The General Assembly, in the wide-ranging text which sets out its concerns and places the responsibility for addressing them mainly with African countries and organizations, supported by a robust international response, noted that, while global growth was returning, recovery was “fragile and uneven” and required continued support for Africa’s special needs and action to mitigate the multidimensional impacts of the crisis on the continent.
It stressed that the prevention, management and resolution of conflict and post-conflict consolidation were essential for achieving NEPAD’s objectives, and welcomed the support of the United Nations and development partners to African regional and subregional organizations. Also welcome were the efforts of the Peacebuilding Commission in assisting post-conflict countries, particularly the six African nations for which it had established country-specific configurations.

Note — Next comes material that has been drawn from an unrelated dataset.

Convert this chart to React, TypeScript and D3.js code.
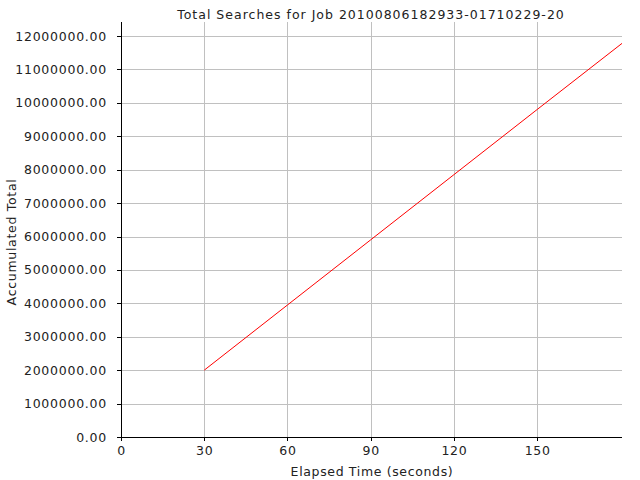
import React from "react";
import * as d3 from "d3";

const title = "Total Searches for Job 20100806182933-01710229-20";
const xLabel = "Elapsed Time (seconds)";
const yLabel = "Accumulated Total";
const times = [30, 60, 90, 120, 150, 180.6];
const totals = [2000000, 3950000, 5900000, 7850000, 9800000, 11780000];
const xTicks = [0, 30, 60, 90, 120, 150];
const yTicks = [0, 1000000, 2000000, 3000000, 4000000, 5000000, 6000000, 7000000, 8000000, 9000000, 10000000, 11000000, 12000000];

const W = 640, H = 480;
const left = 121, right = 622, top = 22, bottom = 437;
const font = "'DejaVu Sans', sans-serif";

export default function App() {
  const x = d3.scaleLinear().domain([0, 180.6]).range([left, right]);
  const y = d3.scaleLinear().domain([0, 12420000]).range([bottom, top]);
  const line = d3.line<number>().x((_, i) => x(times[i])).y((d) => y(d));
  const grid = "#c0c0c0";
  return (
    <svg width={W} height={H} style={{ position: "absolute", left: 0, top: 0, background: "#fff" }} fontFamily={font}>
      <rect x={0} y={0} width={W} height={H} fill="#fff" />
      <text x={371} y={19} textAnchor="middle" fontSize={12.5} letterSpacing={1} fill="#222">{title}</text>
      <g shapeRendering="crispEdges">
        {yTicks.map((t) => (
          <line key={"gy" + t} x1={left} x2={right} y1={Math.round(y(t)) + 0.5} y2={Math.round(y(t)) + 0.5} stroke={grid} />
        ))}
        {xTicks.map((t) => (
          <line key={"gx" + t} x1={Math.round(x(t)) + 0.5} x2={Math.round(x(t)) + 0.5} y1={top} y2={bottom} stroke={grid} />
        ))}
      </g>
      <path d={line(totals) || ""} fill="none" stroke="#ff0000" strokeWidth={1} />
      <g shapeRendering="crispEdges">
        <line x1={left + 0.5} x2={left + 0.5} y1={top} y2={bottom + 1} stroke="#000" />
        <line x1={left} x2={right} y1={bottom + 0.5} y2={bottom + 0.5} stroke="#000" />
        {yTicks.map((t) => (
          <line key={"ty" + t} x1={left - 4} x2={left} y1={Math.round(y(t)) + 0.5} y2={Math.round(y(t)) + 0.5} stroke="#000" />
        ))}
        {xTicks.map((t) => (
          <line key={"tx" + t} x1={Math.round(x(t)) + 0.5} x2={Math.round(x(t)) + 0.5} y1={bottom} y2={bottom + 4} stroke="#000" />
        ))}
      </g>
      {yTicks.map((t) => (
        <text key={"ly" + t} x={left - 14} y={y(t) + 4.5} textAnchor="end" fontSize={12.5} letterSpacing={0.75} fill="#222">{d3.format(".2f")(t)}</text>
      ))}
      {xTicks.map((t) => (
        <text key={"lx" + t} x={x(t) + 0.5} y={bottom + 18} textAnchor="middle" fontSize={12.5} letterSpacing={0.7} fill="#222">{t}</text>
      ))}
      <text x={372} y={476} textAnchor="middle" fontSize={12.5} letterSpacing={0.65} fill="#222">{xLabel}</text>
      <text transform={`translate(16, 242) rotate(-90)`} textAnchor="middle" fontSize={12.5} letterSpacing={0.7} fill="#222">{yLabel}</text>
    </svg>
  );
}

In the context of the ongoing global financial and economic crisis, the Assembly expressed grave concern that Africa was particularly hard-hit, pointing to excessively volatile food and energy prices, as well as the increasing challenges posed by climate change, drought, land degradation, desertification and, among others, floods, all of which impacted the fight against poverty and hunger, and seriously challenged achievement of the Millennium Development Goals.

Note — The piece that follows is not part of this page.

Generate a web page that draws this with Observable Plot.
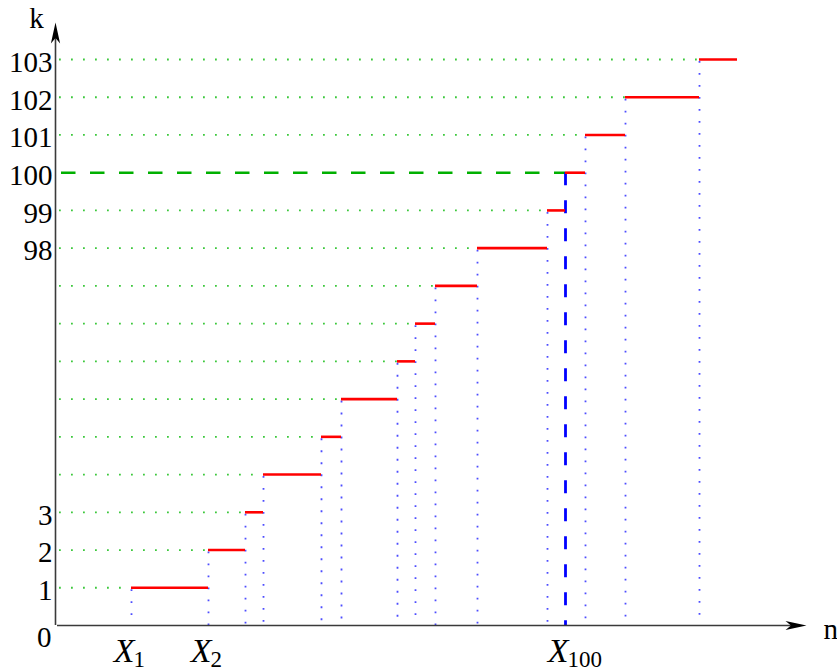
<!DOCTYPE html>
<html><head><meta charset="utf-8">
<script src="https://cdn.jsdelivr.net/npm/d3@7"></script>
<script src="https://cdn.jsdelivr.net/npm/@observablehq/plot@0.6"></script>
<style>body{margin:0;background:#fff} #chart svg{display:block}</style>
</head><body><div id="chart"></div>
<script>
// jump times X_1 ... (arbitrary time units along n)
const jumpTimes = [7.6, 15.3, 19.0, 20.8, 26.6, 28.6, 34.2, 36.0, 38.0, 42.2, 49.2, 51.0, 53.0, 57.0, 64.4];
const endTime = 68.2;
// k value shown at each step index (blank = unlabeled)
const levelLabels = ["0","1","2","3","","","","","","","98","99","100","101","102","103"];
const highlightIndex = 11;           // the jump to k = 100 (X_100)
const xLabelIndex = [0, 1, 11];
const xLabelSubs = ["1", "2", "100"];
const axisLabels = ["k", "n"];
const axisXEnd = 75.1;
const axisYEnd = 15.98;

const steps = jumpTimes.map((t, i) => ({
  t, level: i + 1,
  end: i + 1 < jumpTimes.length ? jumpTimes[i + 1] : endTime,
  highlight: i === highlightIndex
}));
const yTicks = levelLabels.map((label, level) => ({label, level})).filter(d => d.label !== "" && d.level > 0);
const zeroTick = [{label: levelLabels[0], level: 0}];
const xLabs = xLabelIndex.map((i, j) => ({t: jumpTimes[i], sub: xLabelSubs[j]}));

const stealth = {
  draw(ctx) {
    ctx.moveTo(0, 0);
    ctx.lineTo(4.6, 21);
    ctx.lineTo(0, 15.5);
    ctx.lineTo(-4.6, 21);
    ctx.closePath();
  }
};

const serif = "Liberation Serif, Times New Roman, serif";
const plot = Plot.plot({
  width: 837, height: 671,
  marginLeft: 55, marginRight: 32, marginTop: 59, marginBottom: 46,
  x: {domain: [0, 75], axis: null},
  y: {domain: [0, 15], axis: null},
  style: {fontFamily: serif, background: "#fff"},
  marks: [
    Plot.ruleY(steps.filter(d => !d.highlight), {y: "level", x1: d => 0, x2: "t", stroke: "#3cc83c", strokeWidth: 1.8, strokeDasharray: "1.8,10.2", strokeDashoffset: -4}),
    Plot.ruleY(steps.filter(d => d.highlight), {y: "level", x1: d => 0, x2: "t", stroke: "#00b000", strokeWidth: 2.6, strokeDasharray: "14.5,14.5", strokeDashoffset: -6}),
    Plot.ruleX(steps.filter(d => !d.highlight), {x: "t", y1: "level", y2: d => 0, stroke: "#4d4dff", strokeWidth: 1.8, strokeDasharray: "1.8,10.2", strokeDashoffset: -2}),
    Plot.ruleX(steps.filter(d => d.highlight), {x: "t", y1: "level", y2: d => 0, stroke: "#0000ff", strokeWidth: 2.8, strokeDasharray: "13,15"}),
    Plot.ruleY(steps, {y: "level", x1: "t", x2: "end", stroke: "#ff0000", strokeWidth: 2.6}),
    Plot.ruleY([0], {y: d => d, x1: d => 0.2, x2: d => axisXEnd - 1, stroke: "#3a3a3a", strokeWidth: 1.6}),
    Plot.ruleX([0], {x: d => d, y1: d => 0, y2: d => axisYEnd - 0.3, stroke: "#3a3a3a", strokeWidth: 1.6}),
    Plot.dot([0], {x: d => axisXEnd, y: d => 0, symbol: stealth, fill: "#000", stroke: "none", rotate: 90}),
    Plot.dot([0], {x: d => 0, y: d => axisYEnd, symbol: stealth, fill: "#000", stroke: "none"}),
    Plot.text(yTicks, {x: d => 0, y: "level", text: "label", textAnchor: "end", dx: -3, dy: 3, fontSize: 29, fill: "#000"}),
    Plot.text(zeroTick, {x: d => 0, y: "level", text: "label", textAnchor: "end", dx: -4, dy: 12, fontSize: 29, fill: "#000"}),
    Plot.text(xLabs, {x: "t", y: d => 0, text: d => "X", textAnchor: "end", lineAnchor: "bottom", dx: 3, dy: 36, fontSize: 34, fontStyle: "italic", fill: "#000"}),
    Plot.text(xLabs, {x: "t", y: d => 0, text: "sub", textAnchor: "start", lineAnchor: "bottom", dx: 2, dy: 41, fontSize: 23, fill: "#000"}),
    Plot.text([axisLabels[0]], {frameAnchor: "top-left", text: d => d, textAnchor: "middle", lineAnchor: "bottom", dx: -19, dy: -32, fontSize: 29, fill: "#000"}),
    Plot.text([axisLabels[1]], {frameAnchor: "bottom-right", text: d => d, textAnchor: "start", lineAnchor: "bottom", dx: 18, dy: 13, fontSize: 29, fill: "#000"})
  ]
});
document.getElementById("chart").append(plot);
</script>
</body></html>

The Assembly welcomed progress by African countries in fulfilling their NEPAD commitments and encouraged them to continue their efforts towards achieving development goals, strengthening governance institutions and creating an environment conducive to involving the private sector. It recognized the important role that could be played by African regional economic communities.
Among its other provisions, the text encouraged African countries to accelerate achievement of food security, while welcoming their leaders’ commitment to raise the share of agriculture and rural development in their budgets. Those countries were further encouraged to expand local transit infrastructure and maintain the trend of increasing investment in infrastructure development overall.
In formulating the international community’s response, the Assembly urged support for measures to address poverty eradication, hunger, job creation and sustainable development in Africa, including debt relief, improved market access, support for the private sector and entrepreneurship, as well as the fulfilment of official development assistance (ODA) pledges and increased foreign direct investment and technology transfer.
The draft reiterated the importance of trade, emphasizing the need to resist protectionism and to conclude successfully the Doha Round of trade negotiations. It called for a sustainable solution to Africa’s external debt problems, pointing to the importance of debt relief, the Heavily Indebted Poor Countries Debt Initiative and debt restructuring. It also urged due attention to Africa’s priorities in formulating the post-2015 development agenda.
Recognizing that Africa, which contributed the least to climate change, was one of the most vulnerable regions to its adverse impacts, the Assembly called on the international community, particularly developed countries, to continue to support the continent in its adaptation and sustainable development efforts through, among others, technology transfer, capacity-building and the provision of adequate and predictable new resources, in line with existing commitments.
Further to the text, the Assembly President was asked to convene a plenary meeting at the sixty-eighth session for the purpose of holding a high-level thematic debate on the promotion of investment in Africa and its catalytic role in achieving the continent’s development objectives, including those of the New Partnership. The Secretary-General was asked to promote greater coherence in the work of the United Nations system in support of NEPAD.
Following the adoption, the representative of Equatorial Guinea, speaking in his capacity as Chair of the African Group, applauded the resolution as an important step towards full implementation of United Nations development commitments to Africa. He welcomed the request of the Secretary-General to strengthen the Office of the Special Adviser on Africa and hoped for a spirit of compromise and consensus when considering the programme budget implication in the Fifth Committee (Administrative and Budgetary).
Egypt’s representative noted the importance of the annual text on NEPAD in supporting Africa’s development needs.
Underlining his support for African development, Canada’s representative welcomed confirmation from the Secretariat that the text did not have programme budget implications, stressing the need for proper consultation of the Advisory Committee on Administrative and Budgetary Questions (ACABQ) and the Fifth Committee on any relevant budgetary issues.
A representative of the delegation of the European Union agreed with the statement made by the representative of Canada.
The representative of Fiji introduced the text on behalf of the “Group of 77” developing countries and China.